**DATA SECTION:**
----------------------------------------
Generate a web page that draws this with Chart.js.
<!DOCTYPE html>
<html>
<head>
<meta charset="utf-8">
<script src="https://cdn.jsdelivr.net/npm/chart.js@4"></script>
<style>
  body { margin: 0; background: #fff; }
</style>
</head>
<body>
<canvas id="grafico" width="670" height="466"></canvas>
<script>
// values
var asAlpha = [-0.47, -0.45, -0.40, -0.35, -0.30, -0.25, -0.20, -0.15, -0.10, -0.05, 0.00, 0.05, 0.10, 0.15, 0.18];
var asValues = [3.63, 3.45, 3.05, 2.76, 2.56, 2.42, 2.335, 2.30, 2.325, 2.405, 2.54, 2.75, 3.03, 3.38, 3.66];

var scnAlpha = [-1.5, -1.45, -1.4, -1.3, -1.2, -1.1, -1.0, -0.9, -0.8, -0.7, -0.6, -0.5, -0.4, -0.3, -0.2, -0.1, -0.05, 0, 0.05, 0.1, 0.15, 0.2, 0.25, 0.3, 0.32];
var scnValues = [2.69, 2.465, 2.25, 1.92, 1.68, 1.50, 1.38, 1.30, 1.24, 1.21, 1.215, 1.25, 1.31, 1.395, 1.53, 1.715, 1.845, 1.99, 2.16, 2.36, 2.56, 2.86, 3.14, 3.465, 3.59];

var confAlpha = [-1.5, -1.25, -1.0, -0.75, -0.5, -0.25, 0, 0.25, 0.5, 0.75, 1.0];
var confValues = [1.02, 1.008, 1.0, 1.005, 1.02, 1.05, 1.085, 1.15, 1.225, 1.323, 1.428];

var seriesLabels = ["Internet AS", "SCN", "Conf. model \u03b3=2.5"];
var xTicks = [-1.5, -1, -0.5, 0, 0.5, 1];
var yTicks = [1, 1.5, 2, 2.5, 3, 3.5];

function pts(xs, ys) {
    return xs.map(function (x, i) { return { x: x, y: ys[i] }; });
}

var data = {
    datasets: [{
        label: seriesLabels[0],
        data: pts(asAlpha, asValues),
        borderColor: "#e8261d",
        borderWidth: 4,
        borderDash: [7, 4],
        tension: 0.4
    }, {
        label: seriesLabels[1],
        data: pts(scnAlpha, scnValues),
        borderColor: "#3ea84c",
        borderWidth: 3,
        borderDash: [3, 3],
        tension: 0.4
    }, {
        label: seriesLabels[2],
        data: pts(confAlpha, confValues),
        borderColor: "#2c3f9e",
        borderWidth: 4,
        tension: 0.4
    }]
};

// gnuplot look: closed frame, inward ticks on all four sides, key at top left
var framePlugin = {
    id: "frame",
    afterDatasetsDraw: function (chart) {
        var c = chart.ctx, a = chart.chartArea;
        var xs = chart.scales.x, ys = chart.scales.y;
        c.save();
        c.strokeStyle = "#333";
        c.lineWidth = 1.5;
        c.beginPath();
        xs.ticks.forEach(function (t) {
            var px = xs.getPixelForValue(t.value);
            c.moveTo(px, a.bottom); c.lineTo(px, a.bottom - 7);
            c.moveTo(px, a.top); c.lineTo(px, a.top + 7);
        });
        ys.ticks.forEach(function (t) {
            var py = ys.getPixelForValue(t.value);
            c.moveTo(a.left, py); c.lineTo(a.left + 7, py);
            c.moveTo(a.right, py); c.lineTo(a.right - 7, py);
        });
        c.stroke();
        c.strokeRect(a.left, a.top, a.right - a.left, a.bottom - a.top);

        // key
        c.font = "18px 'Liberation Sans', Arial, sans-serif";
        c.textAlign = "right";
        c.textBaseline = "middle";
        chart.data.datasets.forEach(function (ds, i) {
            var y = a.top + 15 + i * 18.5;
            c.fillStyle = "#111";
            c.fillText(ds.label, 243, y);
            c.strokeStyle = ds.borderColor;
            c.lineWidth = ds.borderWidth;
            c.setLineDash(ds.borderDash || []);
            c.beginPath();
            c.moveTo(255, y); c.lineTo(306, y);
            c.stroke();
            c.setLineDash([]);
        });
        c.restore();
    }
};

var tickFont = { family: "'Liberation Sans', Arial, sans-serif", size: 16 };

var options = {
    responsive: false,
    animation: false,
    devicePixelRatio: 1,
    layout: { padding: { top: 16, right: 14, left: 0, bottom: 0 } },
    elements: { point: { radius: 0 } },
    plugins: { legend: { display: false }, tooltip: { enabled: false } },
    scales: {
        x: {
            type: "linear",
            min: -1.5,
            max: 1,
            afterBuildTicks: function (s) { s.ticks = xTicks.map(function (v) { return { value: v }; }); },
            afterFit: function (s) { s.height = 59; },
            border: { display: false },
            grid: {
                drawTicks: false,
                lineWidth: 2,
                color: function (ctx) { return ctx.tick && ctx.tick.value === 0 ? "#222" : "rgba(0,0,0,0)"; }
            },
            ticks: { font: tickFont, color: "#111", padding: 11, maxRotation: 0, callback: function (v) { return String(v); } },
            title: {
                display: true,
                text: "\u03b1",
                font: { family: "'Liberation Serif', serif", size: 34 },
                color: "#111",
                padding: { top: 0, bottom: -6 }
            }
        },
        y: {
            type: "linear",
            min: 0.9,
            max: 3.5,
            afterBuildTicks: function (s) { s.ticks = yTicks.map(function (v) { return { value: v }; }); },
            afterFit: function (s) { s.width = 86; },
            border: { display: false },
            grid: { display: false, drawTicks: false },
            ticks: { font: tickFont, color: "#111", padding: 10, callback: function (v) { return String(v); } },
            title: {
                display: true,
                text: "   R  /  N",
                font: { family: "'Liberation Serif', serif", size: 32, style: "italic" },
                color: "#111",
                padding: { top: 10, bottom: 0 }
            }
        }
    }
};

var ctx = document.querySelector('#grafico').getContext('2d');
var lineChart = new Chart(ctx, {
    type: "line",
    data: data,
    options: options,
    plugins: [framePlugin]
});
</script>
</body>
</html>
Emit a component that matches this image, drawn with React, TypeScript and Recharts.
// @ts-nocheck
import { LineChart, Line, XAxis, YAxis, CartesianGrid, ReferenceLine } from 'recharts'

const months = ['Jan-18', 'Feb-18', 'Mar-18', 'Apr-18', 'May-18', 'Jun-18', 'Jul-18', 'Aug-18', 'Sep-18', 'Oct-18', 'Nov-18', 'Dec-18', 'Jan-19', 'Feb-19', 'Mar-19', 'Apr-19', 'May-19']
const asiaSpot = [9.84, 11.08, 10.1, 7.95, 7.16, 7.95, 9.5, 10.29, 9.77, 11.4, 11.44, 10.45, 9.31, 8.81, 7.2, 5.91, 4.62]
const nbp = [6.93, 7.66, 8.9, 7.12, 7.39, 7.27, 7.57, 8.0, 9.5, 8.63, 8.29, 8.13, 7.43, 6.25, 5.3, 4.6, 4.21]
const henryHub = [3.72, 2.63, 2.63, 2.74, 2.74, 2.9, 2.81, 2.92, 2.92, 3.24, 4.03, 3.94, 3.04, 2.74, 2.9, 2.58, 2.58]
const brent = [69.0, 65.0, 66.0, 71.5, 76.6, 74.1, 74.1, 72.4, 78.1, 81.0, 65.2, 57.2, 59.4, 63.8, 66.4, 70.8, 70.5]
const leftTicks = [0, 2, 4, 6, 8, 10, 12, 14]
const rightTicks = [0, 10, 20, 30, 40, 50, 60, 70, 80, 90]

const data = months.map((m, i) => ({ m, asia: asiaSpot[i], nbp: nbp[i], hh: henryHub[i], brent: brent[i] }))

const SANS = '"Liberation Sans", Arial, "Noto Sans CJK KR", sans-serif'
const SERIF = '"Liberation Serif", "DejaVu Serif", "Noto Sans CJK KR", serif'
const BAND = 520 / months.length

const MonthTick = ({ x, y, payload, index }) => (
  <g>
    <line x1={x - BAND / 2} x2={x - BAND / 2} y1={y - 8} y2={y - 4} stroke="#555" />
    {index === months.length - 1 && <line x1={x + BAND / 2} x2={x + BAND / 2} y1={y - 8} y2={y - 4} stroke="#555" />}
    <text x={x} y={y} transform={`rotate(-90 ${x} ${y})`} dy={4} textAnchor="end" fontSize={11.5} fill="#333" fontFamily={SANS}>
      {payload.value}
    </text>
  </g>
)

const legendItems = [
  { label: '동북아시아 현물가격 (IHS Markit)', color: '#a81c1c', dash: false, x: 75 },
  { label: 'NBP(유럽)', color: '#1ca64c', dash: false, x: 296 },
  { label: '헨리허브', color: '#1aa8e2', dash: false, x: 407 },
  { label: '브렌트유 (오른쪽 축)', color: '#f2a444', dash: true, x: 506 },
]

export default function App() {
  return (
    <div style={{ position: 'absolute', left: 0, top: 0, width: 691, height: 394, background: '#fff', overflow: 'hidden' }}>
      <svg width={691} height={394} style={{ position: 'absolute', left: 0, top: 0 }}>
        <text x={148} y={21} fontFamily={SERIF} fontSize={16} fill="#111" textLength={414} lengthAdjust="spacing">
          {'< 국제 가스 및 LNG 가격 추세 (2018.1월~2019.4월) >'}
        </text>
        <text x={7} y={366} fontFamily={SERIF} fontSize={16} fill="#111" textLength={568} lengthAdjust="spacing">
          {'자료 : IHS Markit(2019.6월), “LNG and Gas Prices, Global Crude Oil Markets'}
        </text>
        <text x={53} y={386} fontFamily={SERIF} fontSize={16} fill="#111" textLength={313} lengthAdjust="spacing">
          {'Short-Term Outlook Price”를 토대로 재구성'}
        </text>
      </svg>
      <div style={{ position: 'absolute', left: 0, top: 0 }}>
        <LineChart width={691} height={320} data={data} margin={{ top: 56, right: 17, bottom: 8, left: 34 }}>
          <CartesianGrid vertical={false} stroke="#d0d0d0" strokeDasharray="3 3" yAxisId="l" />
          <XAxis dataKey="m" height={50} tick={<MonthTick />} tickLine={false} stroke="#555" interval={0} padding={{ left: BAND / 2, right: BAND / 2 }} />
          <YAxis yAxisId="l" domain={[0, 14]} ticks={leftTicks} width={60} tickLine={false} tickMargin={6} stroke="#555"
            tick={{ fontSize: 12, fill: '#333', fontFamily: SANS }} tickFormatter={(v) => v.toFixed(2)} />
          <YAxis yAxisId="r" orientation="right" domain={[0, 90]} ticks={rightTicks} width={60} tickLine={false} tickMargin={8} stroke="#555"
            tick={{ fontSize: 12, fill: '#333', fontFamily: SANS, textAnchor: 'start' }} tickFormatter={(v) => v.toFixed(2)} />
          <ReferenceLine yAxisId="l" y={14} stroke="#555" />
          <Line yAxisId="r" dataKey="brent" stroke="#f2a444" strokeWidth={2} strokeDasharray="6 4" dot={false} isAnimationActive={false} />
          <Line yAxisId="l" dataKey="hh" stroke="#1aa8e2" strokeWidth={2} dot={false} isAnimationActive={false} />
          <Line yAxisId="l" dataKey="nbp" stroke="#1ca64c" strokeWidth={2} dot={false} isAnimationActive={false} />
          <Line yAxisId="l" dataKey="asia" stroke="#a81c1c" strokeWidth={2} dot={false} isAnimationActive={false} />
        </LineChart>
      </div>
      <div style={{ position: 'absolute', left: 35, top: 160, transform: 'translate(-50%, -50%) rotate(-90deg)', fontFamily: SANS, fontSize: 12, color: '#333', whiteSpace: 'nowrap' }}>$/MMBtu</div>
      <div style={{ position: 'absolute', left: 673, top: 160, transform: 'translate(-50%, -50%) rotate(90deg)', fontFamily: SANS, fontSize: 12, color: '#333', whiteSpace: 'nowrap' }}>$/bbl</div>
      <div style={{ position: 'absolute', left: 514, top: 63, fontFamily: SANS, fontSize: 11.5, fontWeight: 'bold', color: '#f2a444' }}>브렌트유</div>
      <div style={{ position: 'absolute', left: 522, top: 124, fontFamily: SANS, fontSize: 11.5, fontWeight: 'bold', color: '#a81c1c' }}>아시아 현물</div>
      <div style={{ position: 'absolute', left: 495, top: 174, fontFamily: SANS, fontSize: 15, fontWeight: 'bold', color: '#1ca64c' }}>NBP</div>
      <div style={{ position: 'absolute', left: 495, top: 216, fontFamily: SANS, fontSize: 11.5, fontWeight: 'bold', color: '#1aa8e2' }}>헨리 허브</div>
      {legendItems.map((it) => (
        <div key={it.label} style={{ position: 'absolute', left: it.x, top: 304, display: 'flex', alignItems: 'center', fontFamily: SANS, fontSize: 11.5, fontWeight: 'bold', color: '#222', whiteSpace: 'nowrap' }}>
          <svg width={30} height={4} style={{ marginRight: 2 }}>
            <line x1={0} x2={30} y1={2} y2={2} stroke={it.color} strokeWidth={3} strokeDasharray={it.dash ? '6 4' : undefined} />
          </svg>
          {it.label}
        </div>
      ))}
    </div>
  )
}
----------------------------------------
**WRITTEN EXERCISE:**
From the entries, copy out each line containing the word "with".

**COMPLETE ANSWER:**
Generate a web page that draws this with Chart.js.
Emit a component that matches this image, drawn with React, TypeScript and Recharts.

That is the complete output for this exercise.